◆ Objective ◆
Return the lines below exactly, from the first line to the line that contains "const fmtFreq = d". Leave out pictures.

◆ Data excerpt ◆
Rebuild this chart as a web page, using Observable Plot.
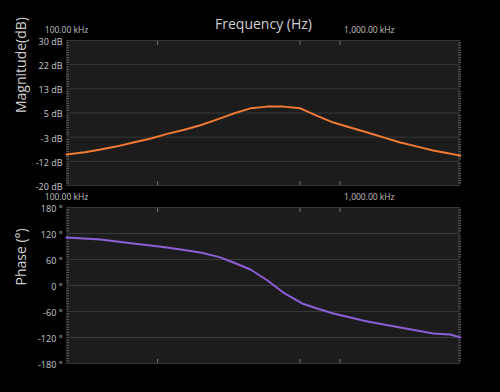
<!DOCTYPE html>
<html>
<head>
<meta charset="utf-8">
<script src="https://cdn.jsdelivr.net/npm/d3@7"></script>
<script src="https://cdn.jsdelivr.net/npm/@observablehq/plot@0.6"></script>
<style>
  html, body { margin: 0; padding: 0; background: #000; }
  #c { position: relative; width: 500px; height: 392px; }
  #c svg { display: block; position: absolute; left: 0; }
</style>
</head>
<body>
<div id="c"></div>
<script>
// Frequency in kHz
const magFreq = [100, 115, 129.5, 147, 166, 190, 215, 245, 277, 315, 356, 405, 461, 520, 592, 670, 761, 870, 985, 1120, 1266, 1440, 1626, 1800, 2000];
const magDb   = [-9.3, -8.5, -7.6, -6.5, -5.2, -3.8, -2.2, -0.8, 0.8, 2.8, 4.8, 6.6, 7.2, 7.2, 6.6, 4.1, 1.7, -0.1, -1.7, -3.5, -5.2, -6.6, -7.9, -8.8, -9.7];
const phFreq  = [100, 129.5, 166, 215, 277, 320, 356, 405, 461, 520, 600, 628, 672, 761, 985, 1266, 1626, 1850, 2000];
const phDeg   = [110.8, 106.2, 96.9, 87.7, 76.2, 65.5, 53.1, 36.9, 11.5, -16.2, -41.5, -46.2, -53.1, -64.6, -83.1, -96.9, -110.8, -113.1, -120];
const freqLabelTicks = [100, 1000];
const freqMarkTicks = [200, 590, 800];
const magTicks = [-20, -11.6667, -3.3333, 5, 13.3333, 21.6667, 30];
const phTicks = [-180, -120, -60, 0, 60, 120, 180];

const magData = magFreq.map((f, i) => ({f, v: magDb[i]}));
const phData = phFreq.map((f, i) => ({f, v: phDeg[i]}));

const font = "'Open Sans', 'DejaVu Sans', sans-serif";
const fmtFreq = d => d3.format(",.2f")(d) + " kHz";

function minorOf(ticks) {
  const out = [];
  for (let i = 0; i < ticks.length - 1; i++) {
    const a = ticks[i], b = ticks[i + 1];
    for (let k = 1; k < 10; k++) out.push(a + (b - a) * k / 10);
  }
  return out;
}

function panel({data, ticks, domain, fmt, color, label, height, marginTop, marginBottom, title, bg}) {
  const minor = minorOf(ticks);
  const marks = [
    Plot.frame({fill: "#1c1c1c", stroke: null}),
    Plot.gridY(ticks, {stroke: "#383838", strokeOpacity: 1}),
    Plot.axisY(minor, {anchor: "left", tickSize: -3, text: null, stroke: "#5a5a5a", label: null}),
    Plot.axisY(minor, {anchor: "right", tickSize: -3, text: null, stroke: "#5a5a5a", label: null}),
    Plot.axisY(ticks, {anchor: "left", tickSize: 0, tickPadding: 4, dy: 1.5, tickFormat: fmt, fill: "#c8c8c8", fontSize: 9, label: null}),
    Plot.axisX(freqLabelTicks, {anchor: "top", tickSize: 0, tickPadding: 8, tickFormat: fmtFreq, fill: "#c0c0c0", fontSize: 8.5, label: null}),
    Plot.axisX(freqMarkTicks, {anchor: "top", tickSize: -4, text: null, stroke: "#777", label: null}),
    Plot.axisX(freqMarkTicks, {anchor: "bottom", tickSize: -4, text: null, stroke: "#777", label: null}),
    Plot.line(data, {x: "f", y: "v", stroke: color, strokeWidth: 2, curve: "linear"}),
    Plot.text([label], {frameAnchor: "left", rotate: -90, dx: -45, fill: "#cfcfcf", fontSize: 14, fontFamily: font})
  ];
  if (title) marks.push(Plot.text([title], {frameAnchor: "top", dy: -21, fill: "#d0d0d0", fontSize: 14, fontFamily: font}));
  return Plot.plot({
    width: 500,
    height,
    marginLeft: 66,
    marginRight: 40,
    marginTop,
    marginBottom,
    style: {background: bg, fontFamily: font, color: "#c8c8c8"},
    x: {type: "log", domain: [100, 2000]},
    y: {domain},
    marks
  });
}

const magChart = panel({
  data: magData, ticks: magTicks, domain: [-20, 30],
  fmt: d => Math.round(d) + " dB", color: "#f27a34", label: "Magnitude(dB)",
  height: 196, marginTop: 40, marginBottom: 11, title: "Frequency (Hz)", bg: "#000"
});
const phaseChart = panel({
  data: phData, ticks: phTicks, domain: [-180, 180],
  fmt: d => d + " °", color: "#8c5fd6", label: "Phase (°)",
  height: 218, marginTop: 33, marginBottom: 29, bg: "transparent"
});
magChart.style.top = "0px";
phaseChart.style.top = "174px";
document.getElementById("c").append(magChart, phaseChart);
</script>
</body>
</html>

◆ The solution ◆
Rebuild this chart as a web page, using Observable Plot.
<!DOCTYPE html>
<html>
<head>
<meta charset="utf-8">
<script src="https://cdn.jsdelivr.net/npm/d3@7"></script>
<script src="https://cdn.jsdelivr.net/npm/@observablehq/plot@0.6"></script>
<style>
  html, body { margin: 0; padding: 0; background: #000; }
  #c { position: relative; width: 500px; height: 392px; }
  #c svg { display: block; position: absolute; left: 0; }
</style>
</head>
<body>
<div id="c"></div>
<script>
// Frequency in kHz
const magFreq = [100, 115, 129.5, 147, 166, 190, 215, 245, 277, 315, 356, 405, 461, 520, 592, 670, 761, 870, 985, 1120, 1266, 1440, 1626, 1800, 2000];
const magDb   = [-9.3, -8.5, -7.6, -6.5, -5.2, -3.8, -2.2, -0.8, 0.8, 2.8, 4.8, 6.6, 7.2, 7.2, 6.6, 4.1, 1.7, -0.1, -1.7, -3.5, -5.2, -6.6, -7.9, -8.8, -9.7];
const phFreq  = [100, 129.5, 166, 215, 277, 320, 356, 405, 461, 520, 600, 628, 672, 761, 985, 1266, 1626, 1850, 2000];
const phDeg   = [110.8, 106.2, 96.9, 87.7, 76.2, 65.5, 53.1, 36.9, 11.5, -16.2, -41.5, -46.2, -53.1, -64.6, -83.1, -96.9, -110.8, -113.1, -120];
const freqLabelTicks = [100, 1000];
const freqMarkTicks = [200, 590, 800];
const magTicks = [-20, -11.6667, -3.3333, 5, 13.3333, 21.6667, 30];
const phTicks = [-180, -120, -60, 0, 60, 120, 180];

const magData = magFreq.map((f, i) => ({f, v: magDb[i]}));
const phData = phFreq.map((f, i) => ({f, v: phDeg[i]}));

const font = "'Open Sans', 'DejaVu Sans', sans-serif";
const fmtFreq = d => d3.format(",.2f")(d) + " kHz";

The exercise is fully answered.